Directions:
Pictures stay out. Extract the lines below from the first one through the line with "const yTicks = [0,500,1000,1500,2000,2500,3000];", both included.

______

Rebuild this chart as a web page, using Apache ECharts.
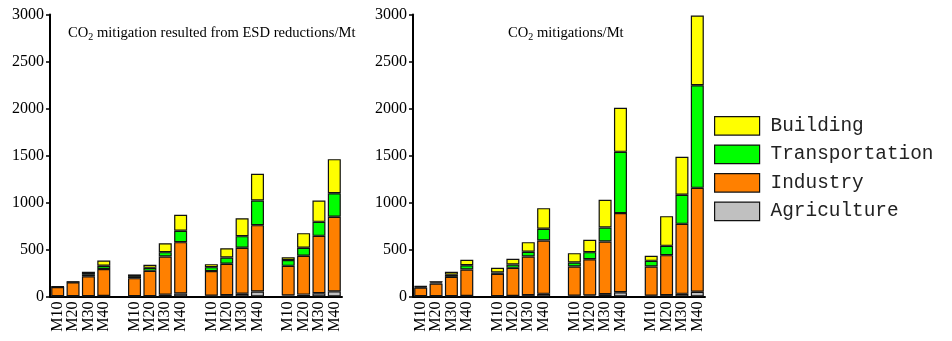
<!DOCTYPE html>
<html>
<head>
<meta charset="utf-8">
<script src="https://cdn.jsdelivr.net/npm/echarts@6/dist/echarts.min.js"></script>
<style>html,body{margin:0;padding:0;background:#fff}#c{width:952px;height:341px}</style>
</head>
<body>
<div id="c"></div>
<script>
// ---- data ----
const scenarios = ['M10','M20','M30','M40'];
const sectors = ['Agriculture','Industry','Transportation','Building'];
const legendOrder = ['Building','Transportation','Industry','Agriculture'];
const yTicks = [0,500,1000,1500,2000,2500,3000];

// Left panel: CO2 mitigation resulted from ESD reductions (4 groups x M10..M40)
const leftAgriculture    = [2,2,3,5,   2,3,18,32,   8,15,30,53,    10,20,35,55];
const leftIndustry       = [98,148,212,287, 193,270,407,546, 262,333,488,706, 316,413,610,793];
const leftTransportation = [4,4,22,35,  22,32,47,121,  42,67,124,262, 61,85,149,251];
const leftBuilding       = [3,2,26,55,  18,32,95,170,  32,99,191,284, 31,156,227,362];

// Right panel: CO2 mitigations
const rightAgriculture    = [2,2,3,5,   4,6,15,28,    8,12,25,45,     8,15,28,50];
const rightIndustry       = [93,136,206,282, 237,299,411,568, 311,385,560,842, 311,425,745,1106];
const rightTransportation = [10,12,22,46, 14,35,50,124, 43,75,149,652, 60,99,309,1092];
const rightBuilding       = [5,13,31,57, 50,61,102,220, 99,131,294,468, 54,316,404,742];

const colors = {Agriculture:'#C0C0C0', Industry:'#FF8000', Transportation:'#00FF00', Building:'#FFFF00'};

// build category axis with an empty slot between groups
const cats = [];
for (let g = 0; g < 4; g++) {
  scenarios.forEach(s => cats.push(s));
  if (g < 3) cats.push('');
}
function expand(arr) {
  const out = [];
  for (let g = 0; g < 4; g++) {
    for (let i = 0; i < 4; i++) out.push(arr[g*4+i]);
    if (g < 3) out.push(null);
  }
  return out;
}

const serif = 'Liberation Serif';
function yAxis(idx) {
  return {
    type:'value', gridIndex: idx, min:yTicks[0], max:yTicks[yTicks.length-1], interval:yTicks[1]-yTicks[0],
    axisLine:{show:true, lineStyle:{color:'#000', width:2}},
    axisTick:{show:true, inside:false, length:4, lineStyle:{color:'#000', width:1.5}},
    splitLine:{show:false},
    axisLabel:{color:'#000', fontFamily:serif, fontSize:16, margin:6, formatter: v => String(v)}
  };
}
function xAxis(idx) {
  return {
    type:'category', gridIndex: idx, data: cats,
    axisLine:{show:true, lineStyle:{color:'#000', width:2}},
    axisTick:{show:false},
    axisLabel:{interval:0, rotate:90, color:'#000', fontFamily:serif, fontSize:16, margin:5}
  };
}
const leftData = {Agriculture:leftAgriculture, Industry:leftIndustry, Transportation:leftTransportation, Building:leftBuilding};
const rightData = {Agriculture:rightAgriculture, Industry:rightIndustry, Transportation:rightTransportation, Building:rightBuilding};
const series = [];
[[leftData,0,'L'],[rightData,1,'R']].forEach(([d, idx, st]) => {
  sectors.forEach(s => {
    series.push({
      name: s, type:'bar', stack: st, xAxisIndex: idx, yAxisIndex: idx,
      data: expand(d[s]), barWidth: 13,
      itemStyle:{color: colors[s], borderColor:'#111', borderWidth:1.2},
      emphasis:{disabled:true}
    });
  });
});

const richStyle = {
  a:{fontFamily:serif, fontSize:14.6, fontWeight:'normal', color:'#000'},
  s:{fontFamily:serif, fontSize:10, fontWeight:'normal', color:'#000', padding:[8,0,0,0]}
};
const chart = echarts.init(document.getElementById('c'), null, {renderer:'canvas'});
chart.setOption({
  animation:false,
  backgroundColor:'#fff',
  title:[
    {text:'{a|CO}{s|2}{a| mitigation resulted from ESD reductions/Mt}', left:63, top:19,
     textStyle:{fontWeight:'normal', rich:richStyle}},
    {text:'{a|CO}{s|2}{a| mitigations/Mt}', left:503, top:19,
     textStyle:{fontWeight:'normal', rich:richStyle}}
  ],
  legend:{
    data: legendOrder.map(n => ({name:n, icon:'rect'})), orient:'vertical', left:714, top:116, padding:0,
    itemWidth:45, itemHeight:18.5, itemGap:8.8, selectedMode:false,
    itemStyle:{borderColor:'#111', borderWidth:1.2},
    textStyle:{fontFamily:'Liberation Mono', fontSize:19.4, color:'#222', padding:[0,0,0,6]}
  },
  grid:[
    {left:50, top:14.5, width:292, height:282},
    {left:413, top:14.5, width:292, height:282}
  ],
  xAxis:[xAxis(0), xAxis(1)],
  yAxis:[yAxis(0), yAxis(1)],
  series: series
});
</script>
</body>
</html>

______

Output of the exercise:
Rebuild this chart as a web page, using Apache ECharts.
<!DOCTYPE html>
<html>
<head>
<meta charset="utf-8">
<script src="https://cdn.jsdelivr.net/npm/echarts@6/dist/echarts.min.js"></script>
<style>html,body{margin:0;padding:0;background:#fff}#c{width:952px;height:341px}</style>
</head>
<body>
<div id="c"></div>
<script>
// ---- data ----
const scenarios = ['M10','M20','M30','M40'];
const sectors = ['Agriculture','Industry','Transportation','Building'];
const legendOrder = ['Building','Transportation','Industry','Agriculture'];
const yTicks = [0,500,1000,1500,2000,2500,3000];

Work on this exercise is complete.